We’ve set the global standard of what a good customer experience looks like in the UK and Europe. We know what we need, what the end product looks like. Singapore is a great example of bringing a global standard to a new market. Four years ago customers in Singapore had to be verified in person, there was no way to verify them online. 

We set up a tiny office in the centre of Singapore with one employee just to carry out ID verification to people to use Transferwise. Fast forward to today and we fully integrate with Singapore’s national identity database to make it seamless for Singaporean customers to get onboarded.

We’re really proud  we’ve now made it possible for any new business in Singapore, to utilise this new global standard.

The values and philosophy of the business have been echoed in your hiring process. Could you tell us more about how Transferwise have managed to find talent?

We hire people who have shown a true affinity for their customers in previous roles. Talking about the profit you’ve delivered without sharing the customer problems you’ve solved is not really the way to get your foot in the door. 

We want people who can identify the opportunities within the business as it grows. For them to discover what they are good at and really focus on fixing problems. 

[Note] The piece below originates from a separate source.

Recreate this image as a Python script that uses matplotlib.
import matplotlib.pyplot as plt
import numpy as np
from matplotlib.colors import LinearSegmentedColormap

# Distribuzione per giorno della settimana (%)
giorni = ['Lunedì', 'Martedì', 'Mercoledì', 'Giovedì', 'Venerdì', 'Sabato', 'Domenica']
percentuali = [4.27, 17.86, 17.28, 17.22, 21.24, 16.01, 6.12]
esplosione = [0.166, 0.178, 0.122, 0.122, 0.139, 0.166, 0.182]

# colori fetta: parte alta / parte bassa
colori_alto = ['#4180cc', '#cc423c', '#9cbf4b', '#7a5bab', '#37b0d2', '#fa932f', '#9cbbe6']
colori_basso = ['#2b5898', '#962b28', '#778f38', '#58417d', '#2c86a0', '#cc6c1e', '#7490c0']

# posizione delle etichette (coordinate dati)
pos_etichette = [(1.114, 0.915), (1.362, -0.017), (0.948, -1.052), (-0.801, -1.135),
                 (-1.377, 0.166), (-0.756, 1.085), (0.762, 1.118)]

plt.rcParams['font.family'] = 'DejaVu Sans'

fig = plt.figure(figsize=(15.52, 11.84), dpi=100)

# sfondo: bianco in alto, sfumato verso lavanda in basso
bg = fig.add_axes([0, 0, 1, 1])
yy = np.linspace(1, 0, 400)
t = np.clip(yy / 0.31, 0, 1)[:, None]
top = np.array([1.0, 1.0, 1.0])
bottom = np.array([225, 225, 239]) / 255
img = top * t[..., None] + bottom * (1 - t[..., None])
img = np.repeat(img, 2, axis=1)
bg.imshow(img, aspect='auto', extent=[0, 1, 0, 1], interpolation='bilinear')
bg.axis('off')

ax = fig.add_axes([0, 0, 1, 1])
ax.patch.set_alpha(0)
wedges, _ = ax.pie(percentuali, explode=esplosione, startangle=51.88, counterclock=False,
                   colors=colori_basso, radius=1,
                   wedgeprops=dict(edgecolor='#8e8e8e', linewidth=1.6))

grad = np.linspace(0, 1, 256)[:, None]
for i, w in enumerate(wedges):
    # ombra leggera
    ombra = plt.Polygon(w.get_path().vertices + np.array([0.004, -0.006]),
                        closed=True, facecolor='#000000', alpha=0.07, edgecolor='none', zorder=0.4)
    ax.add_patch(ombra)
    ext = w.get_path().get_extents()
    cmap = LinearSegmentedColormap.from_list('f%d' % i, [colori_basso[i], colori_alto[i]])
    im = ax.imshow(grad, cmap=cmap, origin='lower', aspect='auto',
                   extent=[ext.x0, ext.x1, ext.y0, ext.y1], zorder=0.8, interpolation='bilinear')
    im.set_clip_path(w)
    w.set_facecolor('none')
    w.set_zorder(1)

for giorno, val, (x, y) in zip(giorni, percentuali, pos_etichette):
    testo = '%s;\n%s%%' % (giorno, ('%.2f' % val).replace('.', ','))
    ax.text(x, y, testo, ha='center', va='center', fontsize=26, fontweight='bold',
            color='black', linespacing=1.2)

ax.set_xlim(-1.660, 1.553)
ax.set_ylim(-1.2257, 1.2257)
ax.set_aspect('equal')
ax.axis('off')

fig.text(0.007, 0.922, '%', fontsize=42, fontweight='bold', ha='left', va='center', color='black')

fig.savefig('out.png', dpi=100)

Kristo, our co-founder and CEO cares a lot about the mission. He wants to be able to say  Transferwise is setting the new global standard in bringing transparency to international money transfer.

 

What have you learned on your journey of Product Manager to Country Manager.

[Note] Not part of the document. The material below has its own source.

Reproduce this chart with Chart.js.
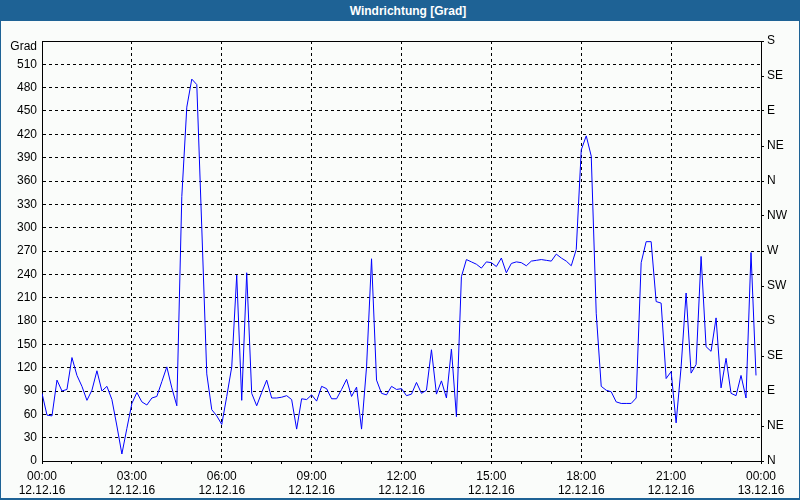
<!DOCTYPE html>
<html>
<head>
<meta charset="utf-8">
<script src="https://cdn.jsdelivr.net/npm/chart.js@4/dist/chart.umd.min.js"></script>
<style>
  body { margin: 0; background: #fff; }
  #frame {
    position: relative; width: 800px; height: 500px; box-sizing: border-box;
    background: #fafcfa; border: 1px solid #1e6295; border-bottom-width: 2px;
    font-family: 'Liberation Sans', Arial, sans-serif;
  }
  #title {
    position: absolute; left: 0; top: 0; width: 798px; height: 20px;
    background: #1e6295; color: #fff; font-weight: bold; font-size: 12px;
    line-height: 20px; text-align: center; padding-left: 16px; box-sizing: border-box;
  }
  #unit {
    position: absolute; left: 0; top: 38px; width: 36px; text-align: right;
    font-size: 12px; line-height: 14px; color: #000;
  }
  #wrap { position: absolute; left: 0; top: 19px; width: 798px; height: 477px; }
</style>
</head>
<body>
<div id="frame">
  <div id="title">Windrichtung [Grad]</div>
  <div id="wrap"><canvas id="chart"></canvas></div>
  <div id="unit">Grad</div>
</div>
<script>
// Windrichtung in Grad, ein Wert alle 10 Minuten ab 12.12.16 00:00
const sampleMinutes = 10;
const dirValues = [
  87, 59, 58, 104, 90, 92, 133, 110, 96, 78,
  91, 116, 90, 96, 79, 45, 9, 42, 74, 88,
  76, 72, 81, 83, 102, 121, 94, 71, 340, 455,
  491, 484, 300, 112, 66, 58, 47, 83, 121, 239,
  78, 242, 87, 71, 88, 104, 81, 81, 82, 84,
  79, 41, 80, 79, 85, 77, 96, 93, 80, 80,
  92, 105, 83, 95, 41, 121, 260, 104, 87, 85,
  96, 92, 93, 84, 86, 101, 87, 91, 143, 86,
  103, 81, 144, 57, 237, 259, 256, 253, 248, 256,
  255, 250, 261, 242, 254, 256, 255, 251, 257, 258,
  259, 258, 257, 266, 261, 257, 251, 272, 400, 418,
  392, 190, 96, 91, 89, 76, 74, 74, 74, 81,
  255, 282, 282, 205, 203, 106, 115, 49, 121, 216,
  113, 124, 263, 147, 141, 184, 94, 132, 87, 84,
  110, 81, 268, 110
];

// Beschriftungen der x-Achse (alle 3 Stunden)
const timeLabels = ['00:00', '03:00', '06:00', '09:00', '12:00', '15:00', '18:00', '21:00', '00:00'];
const dateLabels = ['12.12.16', '12.12.16', '12.12.16', '12.12.16', '12.12.16', '12.12.16', '12.12.16', '12.12.16', '13.12.16'];

// Himmelsrichtungen der rechten Achse (alle 45 Grad)
const compassLabels = ['N', 'NE', 'E', 'SE', 'S', 'SW', 'W', 'NW', 'N', 'NE', 'E', 'SE', 'S'];

const points = dirValues.map((v, i) => ({ x: i * sampleMinutes, y: v }));

Chart.defaults.font.family = "'Liberation Sans', Arial, sans-serif";
Chart.defaults.font.size = 12;
Chart.defaults.color = '#000';

// Rahmen oben durchgezogen zeichnen
const frameLine = {
  id: 'frameLine',
  afterDraw(chart) {
    const { ctx, chartArea } = chart;
    ctx.save();
    ctx.strokeStyle = '#000';
    ctx.lineWidth = 1;
    ctx.beginPath();
    ctx.moveTo(chartArea.left, Math.round(chartArea.top) + 0.5);
    ctx.lineTo(chartArea.right, Math.round(chartArea.top) + 0.5);
    ctx.stroke();
    ctx.restore();
  }
};

new Chart(document.getElementById('chart'), {
  type: 'line',
  data: {
    datasets: [{
      data: points,
      borderColor: '#0000ff',
      borderWidth: 1,
      pointRadius: 0,
      tension: 0,
      fill: false
    }]
  },
  options: {
    responsive: true,
    maintainAspectRatio: false,
    animation: false,
    layout: { padding: { top: 21 } },
    plugins: { legend: { display: false }, tooltip: { enabled: false } },
    scales: {
      x: {
        type: 'linear',
        min: 0,
        max: 1440,
        afterFit: (s) => { s.height = 36; },
        ticks: {
          stepSize: 60,
          autoSkip: false,
          maxRotation: 0,
          padding: 5,
          callback: (v) => v % 180 === 0 ? [timeLabels[v / 180], dateLabels[v / 180]] : ''
        },
        grid: {
          color: (c) => (c.tick && c.tick.value % 180 === 0) ? '#000' : 'rgba(0,0,0,0)',
          tickColor: '#000',
          tickLength: 3
        },
        border: { display: true, color: '#000', dash: [3, 3] }
      },
      y: {
        min: 0,
        max: 540,
        afterFit: (s) => { s.width = 41; },
        ticks: {
          stepSize: 30,
          padding: 5,
          callback: (v) => v === 540 ? '' : v
        },
        grid: { color: '#000', drawTicks: false },
        border: { display: true, color: '#000', dash: [3, 3] }
      },
      y2: {
        position: 'right',
        min: 0,
        max: 540,
        afterFit: (s) => { s.width = 38; },
        afterBuildTicks: (s) => { s.ticks = compassLabels.map((_, i) => ({ value: i * 45 })); },
        ticks: {
          padding: 3,
          callback: (v) => compassLabels[v / 45]
        },
        grid: { drawOnChartArea: false, color: '#000', tickLength: 3 },
        border: { display: true, color: '#000' }
      }
    }
  },
  plugins: [frameLine]
});
</script>
</body>
</html>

The role of a Product Manager role is an integral one to any software business. I’m not a huge fan of the saying a Product Manager is the mini CEO. What’s great about the role is being the lead, being on the front line and at the centre of the battle of ideas.  It’s all about making sure you’re building towards the company’s goals. Transferwise has a very clear company mission and a platform for product managers to really shine.

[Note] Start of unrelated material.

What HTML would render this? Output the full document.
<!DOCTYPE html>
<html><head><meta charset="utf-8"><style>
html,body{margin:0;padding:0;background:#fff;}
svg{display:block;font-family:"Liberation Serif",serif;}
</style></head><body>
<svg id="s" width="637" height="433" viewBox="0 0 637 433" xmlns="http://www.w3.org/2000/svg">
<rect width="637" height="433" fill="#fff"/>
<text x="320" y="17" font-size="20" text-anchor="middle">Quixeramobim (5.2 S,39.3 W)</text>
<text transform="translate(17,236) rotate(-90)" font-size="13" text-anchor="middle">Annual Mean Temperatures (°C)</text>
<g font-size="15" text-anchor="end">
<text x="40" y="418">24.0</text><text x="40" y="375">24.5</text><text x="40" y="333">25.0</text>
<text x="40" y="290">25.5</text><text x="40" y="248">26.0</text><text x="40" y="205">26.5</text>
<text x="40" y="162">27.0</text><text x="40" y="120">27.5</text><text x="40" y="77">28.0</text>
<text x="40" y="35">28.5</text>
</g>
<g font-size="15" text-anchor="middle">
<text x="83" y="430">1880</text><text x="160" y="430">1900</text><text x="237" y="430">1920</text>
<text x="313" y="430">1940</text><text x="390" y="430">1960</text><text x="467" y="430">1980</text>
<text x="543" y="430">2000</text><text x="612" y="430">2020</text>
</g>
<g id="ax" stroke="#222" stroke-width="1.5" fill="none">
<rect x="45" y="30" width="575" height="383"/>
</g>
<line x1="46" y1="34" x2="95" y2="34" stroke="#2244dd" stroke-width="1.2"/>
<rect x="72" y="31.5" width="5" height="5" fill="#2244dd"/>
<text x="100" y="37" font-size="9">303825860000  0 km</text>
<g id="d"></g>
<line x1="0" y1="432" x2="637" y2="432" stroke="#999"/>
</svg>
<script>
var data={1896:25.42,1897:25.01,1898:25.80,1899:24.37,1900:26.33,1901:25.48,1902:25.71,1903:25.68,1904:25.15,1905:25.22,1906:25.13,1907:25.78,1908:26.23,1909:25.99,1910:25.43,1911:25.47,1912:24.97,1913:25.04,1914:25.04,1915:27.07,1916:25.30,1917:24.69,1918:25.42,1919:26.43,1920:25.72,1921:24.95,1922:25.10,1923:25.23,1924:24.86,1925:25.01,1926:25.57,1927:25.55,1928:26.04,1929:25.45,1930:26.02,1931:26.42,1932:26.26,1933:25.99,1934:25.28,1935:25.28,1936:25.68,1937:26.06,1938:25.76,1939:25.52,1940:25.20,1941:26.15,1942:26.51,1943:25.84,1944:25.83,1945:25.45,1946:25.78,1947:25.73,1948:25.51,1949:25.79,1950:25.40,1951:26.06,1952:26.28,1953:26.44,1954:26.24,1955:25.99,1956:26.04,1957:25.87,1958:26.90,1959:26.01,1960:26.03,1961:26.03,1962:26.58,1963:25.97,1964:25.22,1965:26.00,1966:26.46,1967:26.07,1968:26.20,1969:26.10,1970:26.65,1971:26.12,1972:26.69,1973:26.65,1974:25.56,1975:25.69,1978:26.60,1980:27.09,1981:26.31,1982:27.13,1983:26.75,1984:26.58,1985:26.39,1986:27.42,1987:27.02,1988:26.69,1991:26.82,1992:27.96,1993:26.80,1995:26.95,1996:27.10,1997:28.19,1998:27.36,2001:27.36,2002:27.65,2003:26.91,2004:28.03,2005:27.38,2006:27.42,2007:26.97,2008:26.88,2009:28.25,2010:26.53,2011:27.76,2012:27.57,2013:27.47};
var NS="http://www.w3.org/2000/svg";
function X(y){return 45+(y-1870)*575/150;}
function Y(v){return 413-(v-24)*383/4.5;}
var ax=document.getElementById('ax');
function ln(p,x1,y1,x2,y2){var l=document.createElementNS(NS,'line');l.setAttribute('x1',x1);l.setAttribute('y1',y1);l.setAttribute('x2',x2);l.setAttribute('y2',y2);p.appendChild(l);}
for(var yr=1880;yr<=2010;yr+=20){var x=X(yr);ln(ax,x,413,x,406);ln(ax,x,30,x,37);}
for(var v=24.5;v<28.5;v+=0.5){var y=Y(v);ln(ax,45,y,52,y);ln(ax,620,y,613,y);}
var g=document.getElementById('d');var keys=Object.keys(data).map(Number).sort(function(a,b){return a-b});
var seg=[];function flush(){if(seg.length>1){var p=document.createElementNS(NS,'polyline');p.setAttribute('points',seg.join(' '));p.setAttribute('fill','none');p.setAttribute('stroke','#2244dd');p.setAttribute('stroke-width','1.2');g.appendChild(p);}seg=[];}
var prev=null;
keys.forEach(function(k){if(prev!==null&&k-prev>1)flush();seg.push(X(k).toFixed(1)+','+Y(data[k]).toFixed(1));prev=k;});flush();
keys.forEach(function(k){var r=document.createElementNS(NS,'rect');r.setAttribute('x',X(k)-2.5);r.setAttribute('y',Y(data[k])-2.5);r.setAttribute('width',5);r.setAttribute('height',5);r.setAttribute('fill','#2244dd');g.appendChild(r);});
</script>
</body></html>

Moving back to Australia and taking up the role of Country Manager was a huge decision. I’ve moved from HQ of a large growing company to the most remote outpost. The Product Manager is much more of an internal role working across teams. My role now requires lots more external facing. 

This includes working with banking partners, negotiating and being the point of escalation for improvements. I am now the face to Transferwise in Australia for regulators and at public events. Whilst I didn’t have the most experience in these areas, I felt confident taking the role knowing Transferwise had the resources to support me on the journey.

How have you managed to take the essence of the culture of the business and move it to Australia with you?

We’ve done a great job embedding the Transferwise culture of autonomous teams and putting customers first, here in Australia. I have been lucky enough to enlist some old timers to move from London to Australia to help seed culture. 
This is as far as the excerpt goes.